Charts and diagrams as code
....

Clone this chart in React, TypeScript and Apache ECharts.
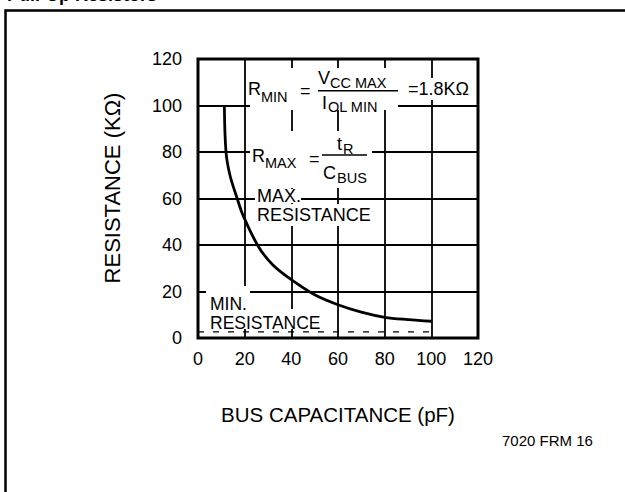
import React, { useEffect, useRef } from "react";
import * as echarts from "echarts";

// Max pull-up resistance curve (R = tR / Cbus)
const capacitancePF = [11.3, 12, 13.7, 16.8, 19.2, 25.8, 32, 40, 50, 60, 70, 80, 90, 100];
const resistanceK = [100, 80, 70, 60, 53, 39.5, 31.5, 25.1, 18.6, 14.3, 11.1, 8.9, 7.9, 7.2];

// Min pull-up resistance (dashed)
const minCapPF = [0, 100];
const minResK = [2.6, 2.6];

const FONT = "'Liberation Sans', Arial, Helvetica, sans-serif";

function txt(text: string, x: number, y: number, size: number, extra: any = {}) {
  return {
    type: "text",
    x,
    y,
    z: 101,
    silent: true,
    style: {
      text,
      fontSize: size,
      fontFamily: FONT,
      fill: "#000",
      align: "left",
      verticalAlign: "middle",
      ...extra,
    },
  };
}

function white(x: number, y: number, w: number, h: number) {
  return {
    type: "rect",
    z: 100,
    silent: true,
    shape: { x, y, width: w, height: h },
    style: { fill: "#fff" },
  };
}

function hline(x1: number, x2: number, y: number) {
  return {
    type: "line",
    z: 101,
    silent: true,
    shape: { x1, y1: y, x2, y2: y },
    style: { stroke: "#000", lineWidth: 1.4 },
  };
}

export default function App() {
  const ref = useRef<HTMLDivElement>(null);
  useEffect(() => {
    const chart = echarts.init(ref.current!, null, { renderer: "svg" });
    const maxData = capacitancePF.map((c, i) => [c, resistanceK[i]]);
    const minData = minCapPF.map((c, i) => [c, minResK[i]]);
    chart.setOption({
      animation: false,
      backgroundColor: "#fff",
      grid: {
        left: 198,
        top: 59,
        width: 280,
        height: 279,
        show: true,
        borderColor: "#000",
        borderWidth: 3,
        backgroundColor: "transparent",
      },
      xAxis: {
        type: "value",
        min: 0,
        max: 120,
        interval: 20,
        name: "BUS CAPACITANCE (pF)",
        nameLocation: "middle",
        nameGap: 66,
        nameTextStyle: { fontSize: 20.5, fontFamily: FONT, color: "#000" },
        axisLine: { show: false },
        axisTick: { show: false },
        axisLabel: { fontSize: 18, fontFamily: FONT, color: "#000", margin: 12 },
        splitLine: { show: true, lineStyle: { color: "#000", width: 1.8 } },
      },
      yAxis: {
        type: "value",
        min: 0,
        max: 120,
        interval: 20,
        axisLine: { show: false },
        axisTick: { show: false },
        axisLabel: { fontSize: 18, fontFamily: FONT, color: "#000", margin: 16 },
        splitLine: { show: true, lineStyle: { color: "#000", width: 1.8 } },
      },
      series: [
        {
          type: "line",
          data: maxData,
          smooth: 0.35,
          showSymbol: false,
          lineStyle: { color: "#000", width: 2.8 },
          z: 5,
        },
        {
          type: "line",
          data: minData,
          showSymbol: false,
          lineStyle: { color: "#000", width: 1.2, type: [6, 9] },
          z: 4,
        },
      ],
      graphic: [
        // outer frame
        {
          type: "rect",
          z: 90,
          silent: true,
          shape: { x: 5.5, y: 10.5, width: 700, height: 600 },
          style: { fill: "none", stroke: "#000", lineWidth: 2.5 },
        },
        // title (cut off at top)
        txt("Pull-Up Resistors", 7, 4, 18, { fontWeight: "bold", verticalAlign: "bottom" }),
        // y axis title
        {
          type: "text",
          x: 112,
          y: 188,
          rotation: Math.PI / 2,
          z: 101,
          silent: true,
          style: {
            text: "RESISTANCE (KΩ)",
            fontSize: 22,
            fontFamily: FONT,
            fill: "#000",
            align: "center",
            verticalAlign: "middle",
          },
        },
        // R_MIN block
        white(250, 68, 148, 42),
        txt("R", 248, 89, 18),
        txt("MIN", 261, 97, 14.5, { lineHeight: 13 }),
        txt("=", 300, 91, 18),
        txt("V", 318, 78, 18),
        txt("CC MAX", 330, 83, 14.5, { lineHeight: 13 }),
        hline(318, 398, 90.7),
        txt("I", 322, 103, 18),
        txt("OL MIN", 328, 107, 14.5, { lineHeight: 13 }),
        txt("=1.8KΩ", 407, 89, 18, { backgroundColor: "#fff", padding: [2, 1, 2, 1] }),
        // R_MAX block
        white(250, 131, 122, 57),
        txt("R", 252, 156, 18),
        txt("MAX", 265, 163, 14.5, { lineHeight: 13 }),
        txt("=", 309, 159, 18),
        txt("t", 337, 144, 18),
        txt("R", 343, 149, 14.5, { lineHeight: 13 }),
        hline(322, 367, 155),
        txt("C", 323, 173, 18),
        txt("BUS", 337, 178, 14.5, { lineHeight: 13 }),
        // MAX. RESISTANCE label
        white(255, 189, 46, 14),
        txt("MAX.", 257, 196, 18, { lineHeight: 15 }),
        white(255, 204, 119, 22),
        txt("RESISTANCE", 257, 215, 18, { lineHeight: 15 }),
        // MIN. RESISTANCE label
        white(206, 286, 44, 24),
        txt("MIN.", 210, 303.5, 17.5, { lineHeight: 13 }),
        white(206, 309, 120, 20),
        txt("RESISTANCE", 210, 322.5, 17.5, { lineHeight: 13 }),
        // figure id
        txt("7020 FRM 16", 502, 440, 15),
      ],
    });
    return () => chart.dispose();
  }, []);
  return (
    <div
      ref={ref}
      style={{ position: "fixed", left: 0, top: 0, width: 625, height: 492, background: "#fff" }}
    />
  );
}
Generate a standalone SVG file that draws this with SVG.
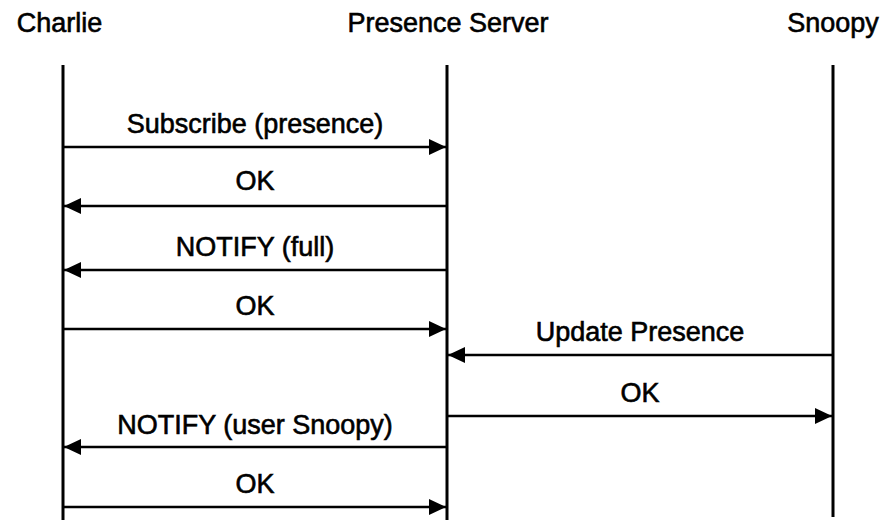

....

Copy out all of the data word for word. Do not carry over any picture.

▶ **RESULT OF THE EXERCISE**
Clone this chart in React, TypeScript and Apache ECharts.
import React, { useEffect, useRef } from "react";
import * as echarts from "echarts";

// Max pull-up resistance curve (R = tR / Cbus)
const capacitancePF = [11.3, 12, 13.7, 16.8, 19.2, 25.8, 32, 40, 50, 60, 70, 80, 90, 100];
const resistanceK = [100, 80, 70, 60, 53, 39.5, 31.5, 25.1, 18.6, 14.3, 11.1, 8.9, 7.9, 7.2];

// Min pull-up resistance (dashed)
const minCapPF = [0, 100];
const minResK = [2.6, 2.6];

const FONT = "'Liberation Sans', Arial, Helvetica, sans-serif";

function txt(text: string, x: number, y: number, size: number, extra: any = {}) {
  return {
    type: "text",
    x,
    y,
    z: 101,
    silent: true,
    style: {
      text,
      fontSize: size,
      fontFamily: FONT,
      fill: "#000",
      align: "left",
      verticalAlign: "middle",
      ...extra,
    },
  };
}

function white(x: number, y: number, w: number, h: number) {
  return {
    type: "rect",
    z: 100,
    silent: true,
    shape: { x, y, width: w, height: h },
    style: { fill: "#fff" },
  };
}

function hline(x1: number, x2: number, y: number) {
  return {
    type: "line",
    z: 101,
    silent: true,
    shape: { x1, y1: y, x2, y2: y },
    style: { stroke: "#000", lineWidth: 1.4 },
  };
}

export default function App() {
  const ref = useRef<HTMLDivElement>(null);
  useEffect(() => {
    const chart = echarts.init(ref.current!, null, { renderer: "svg" });
    const maxData = capacitancePF.map((c, i) => [c, resistanceK[i]]);
    const minData = minCapPF.map((c, i) => [c, minResK[i]]);
    chart.setOption({
      animation: false,
      backgroundColor: "#fff",
      grid: {
        left: 198,
        top: 59,
        width: 280,
        height: 279,
        show: true,
        borderColor: "#000",
        borderWidth: 3,
        backgroundColor: "transparent",
      },
      xAxis: {
        type: "value",
        min: 0,
        max: 120,
        interval: 20,
        name: "BUS CAPACITANCE (pF)",
        nameLocation: "middle",
        nameGap: 66,
        nameTextStyle: { fontSize: 20.5, fontFamily: FONT, color: "#000" },
        axisLine: { show: false },
        axisTick: { show: false },
        axisLabel: { fontSize: 18, fontFamily: FONT, color: "#000", margin: 12 },
        splitLine: { show: true, lineStyle: { color: "#000", width: 1.8 } },
      },
      yAxis: {
        type: "value",
        min: 0,
        max: 120,
        interval: 20,
        axisLine: { show: false },
        axisTick: { show: false },
        axisLabel: { fontSize: 18, fontFamily: FONT, color: "#000", margin: 16 },
        splitLine: { show: true, lineStyle: { color: "#000", width: 1.8 } },
      },
      series: [
        {
          type: "line",
          data: maxData,
          smooth: 0.35,
          showSymbol: false,
          lineStyle: { color: "#000", width: 2.8 },
          z: 5,
        },
        {
          type: "line",
          data: minData,
          showSymbol: false,
          lineStyle: { color: "#000", width: 1.2, type: [6, 9] },
          z: 4,
        },
      ],
      graphic: [
        // outer frame
        {
          type: "rect",
          z: 90,
          silent: true,
          shape: { x: 5.5, y: 10.5, width: 700, height: 600 },
          style: { fill: "none", stroke: "#000", lineWidth: 2.5 },
        },
        // title (cut off at top)
        txt("Pull-Up Resistors", 7, 4, 18, { fontWeight: "bold", verticalAlign: "bottom" }),
        // y axis title
        {
          type: "text",
          x: 112,
          y: 188,
          rotation: Math.PI / 2,
          z: 101,
          silent: true,
          style: {
            text: "RESISTANCE (KΩ)",
            fontSize: 22,
            fontFamily: FONT,
            fill: "#000",
            align: "center",
            verticalAlign: "middle",
          },
        },
        // R_MIN block
        white(250, 68, 148, 42),
        txt("R", 248, 89, 18),
        txt("MIN", 261, 97, 14.5, { lineHeight: 13 }),
        txt("=", 300, 91, 18),
        txt("V", 318, 78, 18),
        txt("CC MAX", 330, 83, 14.5, { lineHeight: 13 }),
        hline(318, 398, 90.7),
        txt("I", 322, 103, 18),
        txt("OL MIN", 328, 107, 14.5, { lineHeight: 13 }),
        txt("=1.8KΩ", 407, 89, 18, { backgroundColor: "#fff", padding: [2, 1, 2, 1] }),
        // R_MAX block
        white(250, 131, 122, 57),
        txt("R", 252, 156, 18),
        txt("MAX", 265, 163, 14.5, { lineHeight: 13 }),
        txt("=", 309, 159, 18),
        txt("t", 337, 144, 18),
        txt("R", 343, 149, 14.5, { lineHeight: 13 }),
        hline(322, 367, 155),
        txt("C", 323, 173, 18),
        txt("BUS", 337, 178, 14.5, { lineHeight: 13 }),
        // MAX. RESISTANCE label
        white(255, 189, 46, 14),
        txt("MAX.", 257, 196, 18, { lineHeight: 15 }),
        white(255, 204, 119, 22),
        txt("RESISTANCE", 257, 215, 18, { lineHeight: 15 }),
        // MIN. RESISTANCE label
        white(206, 286, 44, 24),
        txt("MIN.", 210, 303.5, 17.5, { lineHeight: 13 }),
        white(206, 309, 120, 20),
        txt("RESISTANCE", 210, 322.5, 17.5, { lineHeight: 13 }),
        // figure id
        txt("7020 FRM 16", 502, 440, 15),
      ],
    });
    return () => chart.dispose();
  }, []);
  return (
    <div
      ref={ref}
      style={{ position: "fixed", left: 0, top: 0, width: 625, height: 492, background: "#fff" }}
    />
  );
}
Generate a standalone SVG file that draws this with SVG.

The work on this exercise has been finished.